What you will do: Pictures excluded, return the lines below from the first through the line holding "const labelNudge = [[-7, -17], [0, 14], [0, 14], [-2, -7]];".

Stored records:
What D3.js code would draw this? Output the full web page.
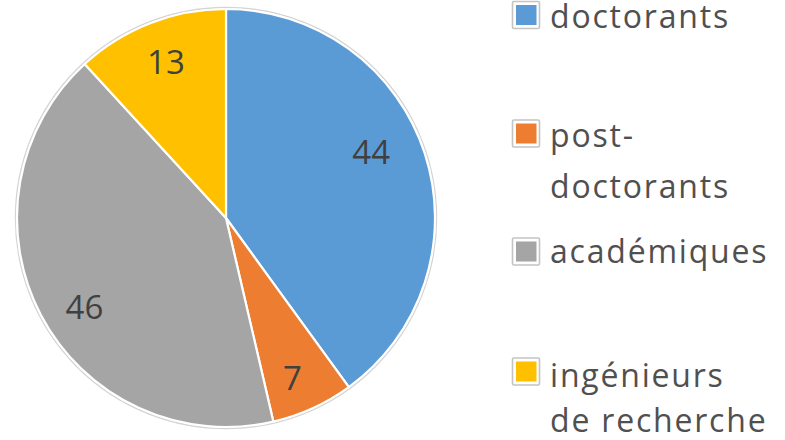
<!DOCTYPE html>
<html><head><meta charset="utf-8">
<script src="https://cdn.jsdelivr.net/npm/d3@7"></script>
<style>html,body{margin:0;padding:0;background:#fff;}svg{display:block;}</style>
</head><body>
<svg id="c" width="785" height="440"></svg>
<script>
const categories = ["doctorants", "post-doctorants", "académiques", "ingénieurs de recherche"];
const legendLines = [["doctorants"], ["post-", "doctorants"], ["académiques"], ["ingénieurs", "de recherche"]];
const values = [44, 7, 46, 13];
const colors = ["#5B9BD5", "#ED7D31", "#A5A5A5", "#FFC000"];

const svg = d3.select("#c");
const cx = 226, cy = 218, R = 209;
const g = svg.append("g").attr("transform", `translate(${cx},${cy})`);

const pie = d3.pie().sort(null).value(d => d)(values);
const arc = d3.arc().innerRadius(0).outerRadius(R);
const labelArc = d3.arc().innerRadius(160).outerRadius(160);
const labelNudge = [[-7, -17], [0, 14], [0, 14], [-2, -7]];

g.append("circle").attr("r", R + 1.5).attr("fill", "none").attr("stroke", "#d4d4d4").attr("stroke-width", 1.5);
g.selectAll("path.s").data(pie).enter().append("path")
  .attr("class", "s")
  .attr("d", arc)
  .attr("fill", (d, i) => colors[i])
  .attr("stroke", "#fff").attr("stroke-width", 2.2).attr("stroke-linejoin", "round");

g.selectAll("text.l").data(pie).enter().append("text")
  .attr("class", "l")
  .attr("transform", (d, i) => { const c = labelArc.centroid(d); return `translate(${c[0] + labelNudge[i][0]},${c[1] + labelNudge[i][1]})`; })
  .attr("text-anchor", "middle").attr("dominant-baseline", "central")
  .attr("font-family", "'Open Sans', sans-serif").attr("font-size", 33)
  .attr("fill", "#404040")
  .text(d => d.data);

// legend
const squareY = [15, 133.5, 251.5, 371.5];
const baselines = [[28], [147, 198], [263], [387, 432]];
const lg = svg.append("g");
const items = lg.selectAll("g.item").data(categories).enter().append("g")
  .attr("class", "item");
items.append("rect").attr("x", 512.5).attr("y", (d, i) => squareY[i] - 13.5).attr("width", 27).attr("height", 27)
  .attr("fill", "#fff").attr("stroke", "#c4c4c4").attr("stroke-width", 1.6).attr("rx", 1.5);
items.append("rect").attr("x", 516).attr("y", (d, i) => squareY[i] - 10).attr("width", 20.5).attr("height", 20)
  .attr("fill", (d, i) => colors[i]);
items.each(function(d, i) {
  const t = d3.select(this).append("text")
    .attr("font-family", "'Open Sans', sans-serif").attr("font-size", 32)
    .attr("font-weight", 500)
    .attr("letter-spacing", 1.8)
    .attr("fill", "#505050");
  legendLines[i].forEach((ln, j) => {
    t.append("tspan").attr("x", 550).attr("y", baselines[i][j]).text(ln);
  });
});
</script>
</body></html>
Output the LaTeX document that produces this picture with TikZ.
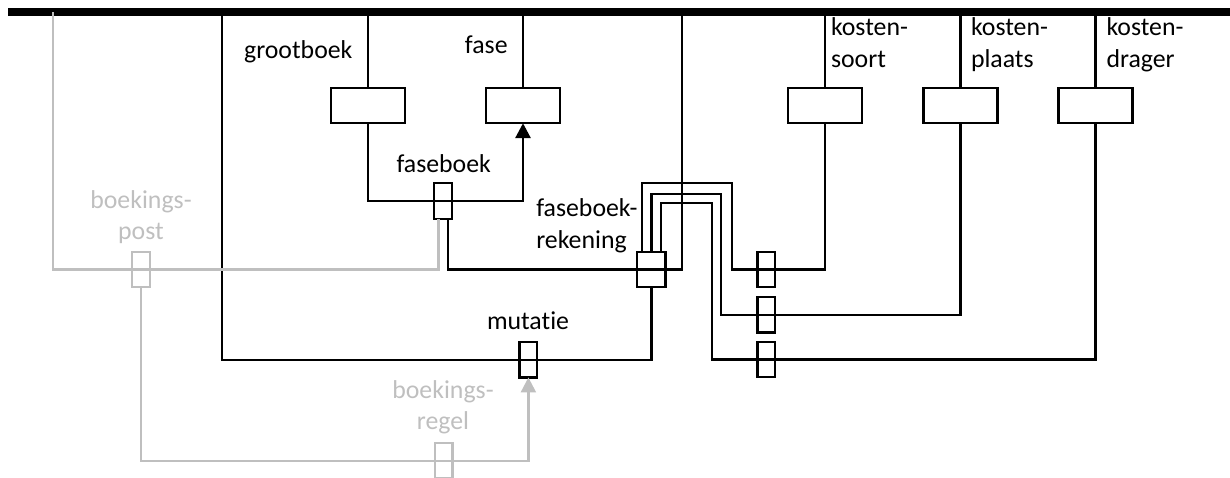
\documentclass[tikz,border=0pt]{standalone}
\usepackage{fontspec}
\setmainfont{Carlito}[RawFeature={-liga;-clig;-calt;-dlig}]
\usetikzlibrary{arrows.meta}
\definecolor{lightink}{RGB}{191,191,191}
% two-line label whose baseline is that of its first line
\newcommand\lbl[2]{\begin{tabular}[t]{@{}#1@{}}#2\end{tabular}}

\begin{document}
\begin{tikzpicture}[x=1pt,y=-1pt,
  every node/.style={inner sep=0pt, outer sep=0pt},
  wire/.style={line width=2.4pt},
  faded/.style={wire, draw=lightink},
  tip/.style={-{Triangle[width=15pt,length=15pt]}},
  entity/.style={draw, line width=2.4pt, minimum width=74pt, minimum height=35pt},
  link/.style={draw, line width=2.4pt, minimum width=17.5pt, minimum height=35.5pt},
  linkwide/.style={link, minimum width=28.5pt},
  fadedlink/.style={link, draw=lightink},
  caption/.style={font=\fontsize{25.8}{31.6}\selectfont, anchor=base},
  fadedcaption/.style={caption, text=lightink}]

\useasboundingbox (0,0) rectangle (1230,478);

% main bus
\node[fill=black, minimum width=1222pt, minimum height=7.7pt] (bus) at (619,12.2) {};

% entity boxes
\node[entity] (gb) at (368.2,105.7) {};
\node[entity] (fs) at (523,105.7) {};
\node[entity] (ks) at (825,105.7) {};
\node[entity] (kp) at (960.5,105.7) {};
\node[entity] (kd) at (1095.3,105.7) {};

% relation boxes
\node[link] (fb) at (443,201) {};
\node[linkwide] (fbr) at (651.3,269.5) {};
\node[link] (mut) at (528.4,359.7) {};
\node[link] (k1) at (766.3,269.5) {};
\node[link] (k2) at (766.3,314.7) {};
\node[link] (k3) at (766.3,359.5) {};
\node[fadedlink] (bp) at (141,269.5) {};
\node[fadedlink] (br) at (443.6,460.7) {};

% bend points
\coordinate (tap) at (682,269.5);
\coordinate (mc) at (222,359.7);
\coordinate (t1) at (732,183.3);
\coordinate (t2) at (720.7,194);
\coordinate (t3) at (711.7,203.3);
\coordinate (g0) at (53,269.5);

% entities hanging from the bus
\foreach \e in {gb,fs,ks,kp,kd}
  \draw[wire] (bus.south -| \e.north) -- (\e.north);

% grootboek - faseboek - fase
\draw[wire] (gb.south) |- (fb.east);
\draw[wire, line width=2.9pt, tip] (fb.east) -| (fs.south);

% bus - faseboekrekening - faseboek
\draw[wire] (bus.south -| tap) -- (tap) -| ([xshift=4.7pt]fb.south);

% bus - mutatie - faseboekrekening
\draw[wire] (bus.south -| mc) -- (mc) -- (mut.center) -| (fbr.south);

% faseboekrekening to the cost dimensions
\draw[wire] ([xshift=-9.6pt]fbr.north) |- (t1) |- (k1.center) -| (ks.south);
\draw[wire] (fbr.north) |- (t2) |- (k2.center) -| (kp.south);
\draw[wire] ([xshift=9.4pt]fbr.north) |- (t3) |- (k3.center) -| (kd.south);

% faded part
\draw[faded] (bus.center -| g0) -- (g0) -- (bp.center) -| ([xshift=-4.7pt]fb.south);
\draw[faded, tip] (bp.south) |- (br.center) -| (mut.south);

% labels
\node[caption] (l-gb) at (298.3,59) {grootboek};
\node[caption] (l-fs) at (486.3,53.3) {fase};
\node[caption] (l-fb) at (443.7,172.7) {faseboek};
\node[caption] (l-mut) at (528,329.3) {mutatie};
\node[caption, anchor=base west] (l-fbr) at (536.3,216.7) {\lbl{l}{faseboek-\\rekening}};
\node[caption, anchor=base west] (l-ks) at (831,35.7) {\lbl{l}{kosten-\\soort}};
\node[caption, anchor=base west] (l-kp) at (971,35.7) {\lbl{l}{kosten-\\plaats}};
\node[caption, anchor=base west] (l-kd) at (1106.5,35.7) {\lbl{l}{kosten-\\drager}};
\node[fadedcaption] (l-bp) at (141,208.3) {\lbl{c}{boekings-\\post}};
\node[fadedcaption] (l-br) at (443,398.3) {\lbl{c}{boekings-\\regel}};
\end{tikzpicture}
\end{document}
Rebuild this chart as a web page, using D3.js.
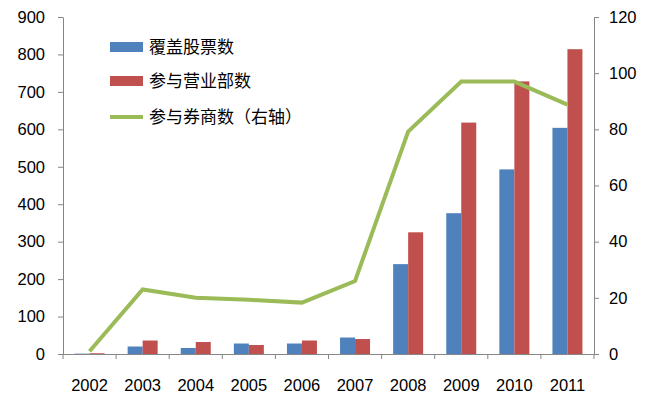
<!DOCTYPE html>
<html><head><meta charset="utf-8">
<script src="https://cdn.jsdelivr.net/npm/d3@7"></script>
<style>body{margin:0;background:#fff;} svg{display:block;}</style>
</head><body>
<svg id="c" width="648" height="402"></svg>
<script>
const years = ["2002","2003","2004","2005","2006","2007","2008","2009","2010","2011"];
const stocks = [1, 20, 16, 28, 28, 44, 240, 376, 493, 604];
const branches = [2, 36, 32, 24, 36, 40, 325, 618, 728, 814];
const brokers = [1, 23, 20, 19.3, 18.3, 26, 79.2, 97, 97, 88.8];
const leftTicks = [0,100,200,300,400,500,600,700,800,900];
const rightTicks = [0,20,40,60,80,100,120];
const seriesNames = ["覆盖股票数","参与营业部数","参与券商数（右轴）"];
const colors = ["#4F81BD","#C0504D","#9BBB59"];

const svg = d3.select("#c");
const L = 63, R = 594, T = 17, B = 354;
const x = d3.scaleBand().domain(years).range([L, R]).paddingInner(0).paddingOuter(0);
const y = d3.scaleLinear().domain([0, 900]).range([B, T]);
const y2 = d3.scaleLinear().domain([0, 120]).range([B, T]);
const inner = d3.scaleBand().domain([0,1]).range([0, 30]);
const off = (x.bandwidth() - 30) / 2;

const font = "'Liberation Sans', Arial, sans-serif";
const axisColor = "#868686";

// bars
[stocks, branches].forEach((s, i) => {
  svg.append("g").selectAll("rect").data(s).join("rect")
    .attr("x", (d, j) => x(years[j]) + off + inner(i))
    .attr("y", d => y(d))
    .attr("width", inner.bandwidth())
    .attr("height", d => B - y(d))
    .attr("fill", colors[i]);
});

// axes
function styleAxis(g) {
  g.selectAll("path, line").attr("stroke", axisColor);
  g.selectAll("text").attr("fill", "#000").style("font-family", font).style("font-size", "16.5px");
}
svg.append("g").attr("transform", `translate(${L},0)`)
  .call(d3.axisLeft(y).tickValues(leftTicks).tickSize(5).tickSizeOuter(0).tickPadding(13))
  .call(styleAxis);
svg.append("g").attr("transform", `translate(${R},0)`)
  .call(d3.axisRight(y2).tickValues(rightTicks).tickSize(5).tickSizeOuter(0).tickPadding(10))
  .call(styleAxis);
const xg = svg.append("g").attr("transform", `translate(0,${B})`)
  .call(d3.axisBottom(x).tickSize(0).tickSizeOuter(0).tickPadding(25))
  .call(styleAxis);
xg.select(".domain").attr("d", `M${L},0.5H${R}`);
// boundary ticks
const bounds = years.map(d => x(d)).concat([R]);
svg.append("g").selectAll("line").data(bounds).join("line")
  .attr("x1", d => d).attr("x2", d => d)
  .attr("y1", B).attr("y2", B + 5)
  .attr("stroke", axisColor);

// line
const line = d3.line().x((d, i) => x(years[i]) + x.bandwidth() / 2).y(d => y2(d));
svg.append("path").datum(brokers).attr("d", line)
  .attr("fill", "none").attr("stroke", colors[2]).attr("stroke-width", 4);

// legend
const lg = svg.append("g");
const ly = [47, 81, 117];
seriesNames.forEach((n, i) => {
  if (i < 2) {
    lg.append("rect").attr("x", 110).attr("y", ly[i] - 5).attr("width", 33).attr("height", 10).attr("fill", colors[i]);
  } else {
    lg.append("line").attr("x1", 110).attr("x2", 143).attr("y1", ly[i]).attr("y2", ly[i])
      .attr("stroke", colors[i]).attr("stroke-width", 4);
  }
  lg.append("text").attr("x", 149).attr("y", ly[i]).attr("dy", "0.36em")
    .style("font-family", "'Noto Sans CJK SC', sans-serif").style("font-size", "17px")
    .attr("fill", "#000").text(n);
});
</script>
</body></html>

Response:
What D3.js code would draw this? Output the full web page.
<!DOCTYPE html>
<html><head><meta charset="utf-8">
<script src="https://cdn.jsdelivr.net/npm/d3@7"></script>
<style>html,body{margin:0;padding:0;background:#fff;}svg{display:block;}</style>
</head><body>
<svg id="c" width="785" height="440"></svg>
<script>
const categories = ["doctorants", "post-doctorants", "académiques", "ingénieurs de recherche"];
const legendLines = [["doctorants"], ["post-", "doctorants"], ["académiques"], ["ingénieurs", "de recherche"]];
const values = [44, 7, 46, 13];
const colors = ["#5B9BD5", "#ED7D31", "#A5A5A5", "#FFC000"];

const svg = d3.select("#c");
const cx = 226, cy = 218, R = 209;
const g = svg.append("g").attr("transform", `translate(${cx},${cy})`);

const pie = d3.pie().sort(null).value(d => d)(values);
const arc = d3.arc().innerRadius(0).outerRadius(R);
const labelArc = d3.arc().innerRadius(160).outerRadius(160);
const labelNudge = [[-7, -17], [0, 14], [0, 14], [-2, -7]];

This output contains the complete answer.